Why? Because between myself and the stranger there arises an immediate understanding of what it is that he or she wants me to keep up, what guns they want me to stick to, and which battle they don’t want us to concede. Nothing more needs to be said: they’re talking about Brexit. They are Remainers. The ‘it’ they want me to keep up is the fight. And there are more and more of us; voices are getting more passionate, more worried and more determined.
I have spent quite a bit of time at Buxton International Festival this month and, though I notice this year that audiences are a little less elderly than has been the case before, most who tug my sleeve about Brexit are in their fifties, sixties or seventies. These people are of moderate means, midlanders and northerners mostly, intelligent and interested in the world (or they wouldn’t be at the festival) but unassuming. They are not, absolutely not, ‘establishment’ or ‘elite’. As silly stereotypes go, they look and sound not at all like the ‘metropolitan’ Remainer but more like the ‘provincial’ Leaver: greying, respectable, conservatively dressed.
And they’re worried sick. Worried not about ‘taking back control’, keeping out an imagined horde of Turks or ‘faceless bureaucrats in Brussels’ — but about what is happening to our country, a place and a people we used to think we knew; and about what may lie ahead as we are swept, almost certainly now against the wishes of the majority, towards a no-deal Brexit.
As I write, this has just happened to me again, this time on the platform at Macclesfield station. I had just left Sir Max Hastings, who had been speaking in Buxton about his book on the Vietnam war, and was going home to southern England.

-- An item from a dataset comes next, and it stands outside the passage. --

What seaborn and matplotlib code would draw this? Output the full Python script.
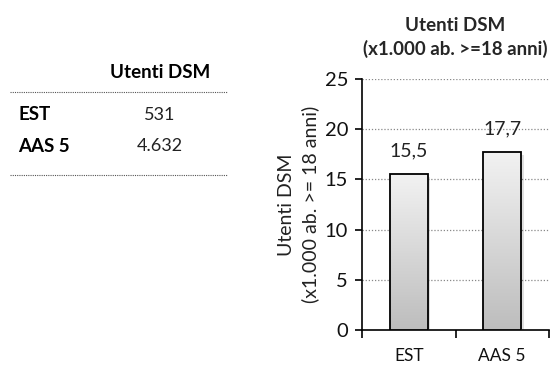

A lady in perhaps her late forties walked up and put out her hand to shake mine. ‘Well done,’ she said. ‘I just wanted you to know we’re with you. Don’t stop!’
‘Oh I don’t know,’ I replied, ‘I think I’ve been driven a bit mad by all this. I’m just repeating myself, writing the same thing again and again.’ ‘Keep writing it!’ she said. ‘We need voices begging people not to do this stupid thing. You can’t say it too often. Someone has to speak for people like us. What is happening to our country? I don’t recognise it any more.’ And with that she walked away to catch her train.
Was she a Conservative? Who knows. Remainers have become a minority in the Tory party these days, not because they’ve changed their minds but because they’ve drifted away from Conservatism as a political force. When you talk to fellow Remainers now, you don’t much care about what if any political party they’ve belonged to or supported — though you know they won’t be voting Conservative again.
What you do notice is how energised we Remainers have become. I was never madly pro-EU — was rather Eurosceptic, in fact. I had serious doubts about the European Union’s long-term future (still do), just as I have about the Commonwealth’s or the United Nations’ future. But had any significant group in Britain started agitating for us to leave the UN or the Commonwealth, I’d have recognised at once the strain of thinking, the cast of mind, they represented, and some of the other attitudes likely to go with it, and my determination that we should stay in these organisations would have grown. So it is with Europe.
And I do now believe that we’re becoming a force that would survive Brexit, if or when it happens. We’re beginning to recognise each other, to bond, to feel part of something, not least because the reason for the anti-EU movement’s success has not been lost on us. They were never afraid to be boring and obsessive. They too were once a voice crying in the wilderness but by persistence, intransigence and a measure of faith they turned a minority into a slim and probably transient majority: just enough to win the 2016 referendum. So we are learning from their fortitude and their methods. And in the end we will surprise them, as they surprise us, with a dogged refusal to shut up. The movement to remain in the EU will become, if we leave, a movement to rejoin.
This was once an open, relaxed, internationalist nation, impelled by patriotism but never by dislike or resentment of Abroad. Like the woman on Macclesfield station platform, I want my country back. We’re becoming a band of brothers, and we’re not going away.